Lee Hunt of James Island remembers Japanese suicide bombers crashing their planes into the gun mount above his station in the powder magazine onboard the destroyer Laffey.
"The ship was on fire," Hunt said Wednesday of the warship that fought the enemy off Okinawa in World War II. "We were more concerned with saving the ship than ourselves."
He and fellow crew members flooded his station to keep the gunpowder from exploding.
"Then we had to pump it out to keep the ship from sinking," he said.
Though 32 crew members died and 71 suffered injuries during the April 16, 1945, attack by more than 50 Japanese aircraft, Hunt escaped injury and went on to serve a long career with the former Atlantic Coastline Railroad after the war. He served three years on the Laffey.
On Wednesday, Hunt, 85, watched the old warship, which became known as "The Ship That Would Not Die," slip into a new berth at Patriots Point after extensive repairs.

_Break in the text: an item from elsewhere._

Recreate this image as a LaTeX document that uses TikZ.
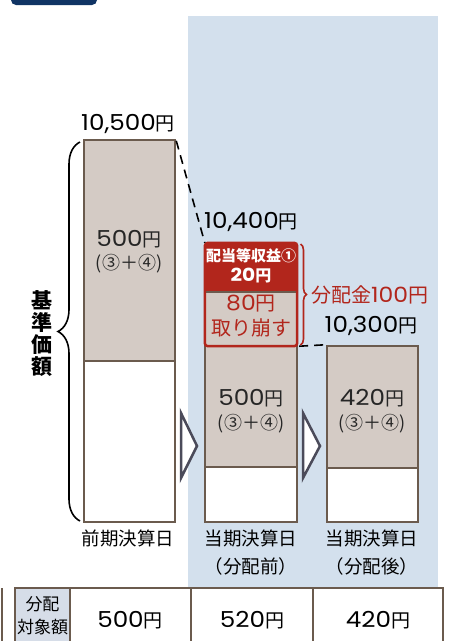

"You can't describe it," Hunt said of his feelings about the ship's return as he stood beside the World War II aircraft carrier Yorktown and watched the polished-up Laffey slowly inched into place where the submarine Clamagore sat until Monday. "It was long overdue."
Patriots Point brought the Laffey home Wednesday after repairing its rusting hull in North Charleston at a cost of $9.2 million under a loan provided by the state, which the naval and maritime museum must repay within two years.
The 377-foot-long destroyer had been docked at Shipyard Creek since 2009.
"It's been a long fight," Laffey Association President Sonny Walker of Maryland said from the flight deck of the Yorktown. He served on the destroyer from 1960 to 1963.
"When I got a phone call in Maryland in 2008 that the Laffey was taking on water, I came down and saw water coming in through the hull and I thought it was the end of her," Walker said. "When it was taken up river for repairs, we chartered a little boat and cheered and laughed because it was finally taken to the shipyard for repairs."
As the Laffey approached the bow of the Yorktown on Wednesday, Walker and fellow crew members on the aircraft carrier's flight deck whooped it up, popped the cork on a champagne bottle and blew air horns to signal its return.
"She's riding a little higher than when she went up the river," said Stephen D. Smith, who served on the Laffey from 1960 to 1962. "It's wonderful to see her come back. It just brings tears to your eyes."
Joe Lombardi of Ocean Technical Services of Massachusetts oversaw the restoration.
"It was double-plated over 80 percent of its hull and 60 to 70 percent of it was badly rusted," he said. "We replaced the bulkheads, the keel, the plates, the frame and added a high-end paint.
"It had quarter-inch steel plating, and we replaced it a foot above the water line with three-eighths of an inch plating," Lombardi said. "It's the best restored historical vessel in the country now."
Patriots Point board Chairman Ray Chandler could not have been happier with the ship's smooth return.
"For a lot of people, this is the culmination of a tremendous amount of work," Chandler said. "I see this as a beginning point of a great time for Patriots Point."
The entire $1.1 million operation of removing a 60-foot section of the concrete pier leading to the Yorktown on Sunday, extracting the Clamagore and repositioning it south of the Yorktown on Monday and Tuesday and guiding the Laffey to its new berth Wednesday went more smoothly than Patriots Point Executive Director Mac Burdette thought possible.
"We conjured up all the nightmares, and none of them came true," Burdette said. "It was about as perfect as it could be."
Patriots Point will remain closed for the rest of the week to reinstall the 60-foot pier section along with water, sewer and electrical lines that were cut beneath it. Burdette hopes to reopen the naval museum on Saturday.
Tours of the Laffey will be available in about a month after a gangway and exhibits are put back in place, Burdette said.
Patriots Point is planning a special ceremony to mark the Laffey's return in April, but plans have not been arranged.